Die Bundesregierung verfügt über keine Angaben darüber, wie sich die Rückstellungen auf einzelne Kernkraftwerke verteilen. Sie will auch keine gesetzliche Verpflichtung zu einer "kernkraftwerksscharfen Bilanzierung" einführen. Die Schwankungen bei der Höhe der Rückstellungen erklärte sie mit der "Vielzahl der die Rückstellungen beeinflussenden Faktoren". So sei 2004 ein Teil der Rückstellungen aufgelöst worden, weil "der Finanzierungsanteil der Energieversorgungsunternehmen an den Errichtungskosten für das Endlager Konrad an die durch die Kernkraftwerke verursache Abfallmenge angepaßt wurde".

SPD will genaue Angaben zur Marktmacht der vier Konzerne und zur Verschleuderung von Windstrom

Noch immer unbeantwortet ist eine Große Anfrage, die von der SPD im Februar eingereicht wurde (Bundestags-Drucksache 17/832). Die größte Oppositionspartei will wissen, wie sich die Verlängerung der Laufzeiten der Kernkraftwerke auf den Wettbewerb am Strommarkt und auf die Entwicklung der erneuerbaren Energien auswirkt. Unter anderem soll die Bundesregierung detaillierte Auskünfte zu Kraftwerkskapazitäten und Marktanteilen der vier Energiekonzerne geben, einschließlich der Abdeckung von Grund-, Mittel- und Höchstlast und der Bereitstellung von Regelenergie. Die SPD will ferner wissen, wie oft die Netzbetreiber von der Ausnahmeregelung in § 13 Absatz 1 des Energiewirtschaftsgesetzes Gebrauch gemacht haben. Bis zur Neuregelung des EEG-Ausgleichsverfahren (100201) machten die Netzbetreiber von dieser Bestimmung Gebrauch, um überschüssigen Windstrom an der Börse zu verschleudern oder sogar gegen Aufpreis loszuwerden (100101).

Eine ursprünglich für Anfang Mai vorgesehene Debatte zu dem SPD-Antrag im Bundestag wurde wegen der Euro-Krise verschoben und fand nunmehr am 11. Juni statt. Der SPD-Energieexperte Ulrich Kelber hielt dabei der schwarz-gelben Regierung vor, sich in eine "atomare Wagenburg geflüchtet" zu haben.
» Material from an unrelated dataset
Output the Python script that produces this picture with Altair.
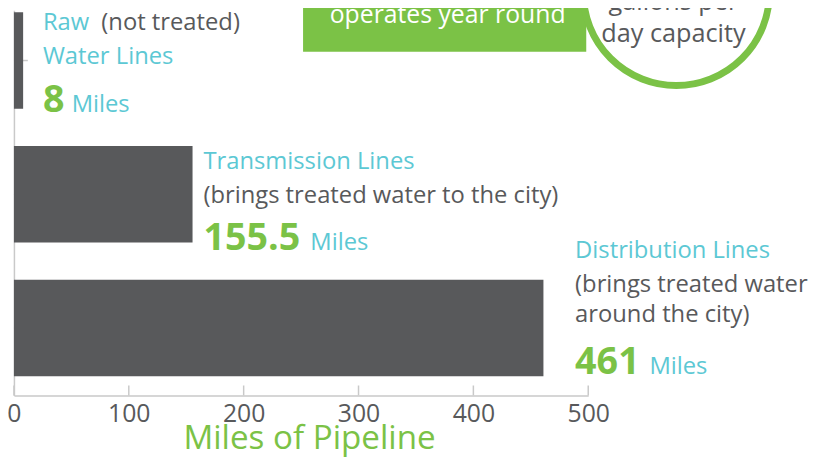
import altair as alt
import pandas as pd

# ---- data ----
categories = ["Raw Water Lines", "Transmission Lines", "Distribution Lines"]
miles = [8, 155.5, 461]
number_labels = ["8", "155.5", "461"]
tick_values = [0, 100, 200, 300, 400, 500]
axis_title = "Miles of Pipeline"
unit_label = "Miles"
box_text = ["operates year round"]
circle_text = ["gallons per", "day capacity"]

BAR = "#58595b"
GREY = "#58595b"
TEAL = "#5cc8d4"
GREEN = "#7bc246"
AXIS = "#c9c9c9"
FONT = "Open Sans"

df = pd.DataFrame({"category": categories, "miles": miles, "num": number_labels})
ticks_df = pd.DataFrame({"miles": tick_values})

Y = alt.Y("category:N", sort=categories,
          scale=alt.Scale(paddingInner=0.28, paddingOuter=0.08, align=0.1),
          axis=alt.Axis(labels=False, ticks=False, title=None, grid=False,
                        domainColor=AXIS, domainWidth=1.5))
X = alt.X("miles:Q", scale=alt.Scale(domain=[0, 500], nice=False, zero=True),
          axis=alt.Axis(values=tick_values, ticks=False, grid=False, labelFontSize=25,
                        labelColor=GREY, labelPadding=26, labelBaseline="alphabetic",
                        labelFont=FONT, labelFlush=False, title=axis_title,
                        titleColor=GREEN, titleFontSize=33.5, titleFontWeight="normal",
                        titleFont=FONT, titleX=298, titleY=54, titleBaseline="alphabetic",
                        titleAlign="center", domainColor=AXIS, domainWidth=1.5))

base = alt.Chart(df)

ytick = base.mark_rule(color=AXIS, strokeWidth=1.5).encode(
    y=alt.Y("category:N", sort=categories), x=alt.value(0), x2=alt.value(14))
bars = base.mark_bar(color=BAR).encode(x=X, y=Y)
xticks = alt.Chart(ticks_df).mark_rule(color=AXIS, strokeWidth=1.5).encode(
    x="miles:Q", y=alt.value(379), y2=alt.value(389))


def label(cat, text, color, dx, dy, size=24, weight="normal"):
    d = df[df.category == cat].assign(label=text)
    return alt.Chart(d).mark_text(
        align="left", baseline="alphabetic", dx=dx, dy=dy, fontSize=size,
        fontWeight=weight, color=color, font=FONT).encode(
        x="miles:Q", y=alt.Y("category:N", sort=categories), text="label:N")


c0, c1, c2 = categories
labels = [
    label(c0, "Raw", TEAL, 20, -30.5),
    label(c0, "(not treated)", GREY, 79, -30.5),
    label(c0, "Water Lines", TEAL, 20, 3.5),
    label(c0, number_labels[0], GREEN, 20, 51.5, size=38, weight="bold"),
    label(c0, unit_label, TEAL, 49, 51.5),
    label(c1, "Transmission Lines", TEAL, 11, -25.5),
    label(c1, "(brings treated water to the city)", GREY, 11, 8.5),
    label(c1, number_labels[1], GREEN, 11, 56.5, size=38, weight="bold"),
    label(c1, unit_label, TEAL, 119, 56.5),
    label(c2, "Distribution Lines", TEAL, 32, -70.5),
    label(c2, "(brings treated water", GREY, 32, -36.5),
    label(c2, "around the city)", GREY, 32, -6.5),
    label(c2, number_labels[2], GREEN, 32, 46.5, size=38, weight="bold"),
    label(c2, unit_label, TEAL, 107, 46.5),
]

box_df = pd.DataFrame({"t": box_text})
box = alt.Chart(box_df).mark_rect(color=GREEN).encode(
    x=alt.value(292), x2=alt.value(578), y=alt.value(-8), y2=alt.value(42))
box_txt = alt.Chart(box_df).mark_text(
    color="white", fontSize=25, font=FONT, align="center", baseline="alphabetic").encode(
    x=alt.value(438), y=alt.value(13), text="t:N")

circ_df = pd.DataFrame({"t": circle_text, "row": [0, 1]})
circle = alt.Chart(circ_df.head(1)).mark_point(
    shape="circle", size=188 * 188, filled=False, fill="white", fillOpacity=1,
    stroke=GREEN, strokeWidth=7, opacity=1).encode(
    x=alt.value(669), y=alt.value(-18))
circ_txt1 = alt.Chart(circ_df[circ_df.row == 0]).mark_text(
    color=GREY, fontSize=25.5, font=FONT, align="center", baseline="alphabetic").encode(
    x=alt.value(666), y=alt.value(0), text="t:N")
circ_txt2 = alt.Chart(circ_df[circ_df.row == 1]).mark_text(
    color=GREY, fontSize=25.5, font=FONT, align="center", baseline="alphabetic").encode(
    x=alt.value(666), y=alt.value(32), text="t:N")

chart = alt.layer(
    ytick, bars, xticks, *labels, box, box_txt, circle, circ_txt1, circ_txt2
).properties(
    width=580, height=389,
    autosize=alt.AutoSizeParams(type="none"),
    padding={"left": 6, "top": 0, "right": 226, "bottom": 63},
    background="white",
).configure(font=FONT, view=alt.ViewConfig(stroke=None))

chart.save("out.html", embed_options={"renderer": "svg", "actions": False})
Die Befürworter längerer Laufzeiten seien auf ein "kleines, verlorenes Häuflein" zusammengeschrumpft, das sich dort verschanzt habe und versuche, die eigenen Interessen und die der Atomlobby gegen die Mehrheit der Bevölkerung und der Experten durchzusetzen. Aber selbst unter den Anhängern von CDU/CSU und FDP schwinde inzwischen die Unterstützung, meinte Kelber unter Verweis auf die ablehnende Haltung des Städtetags und die fehlende Mehrheit für eine Laufzeitverlängerung im Bundesrat.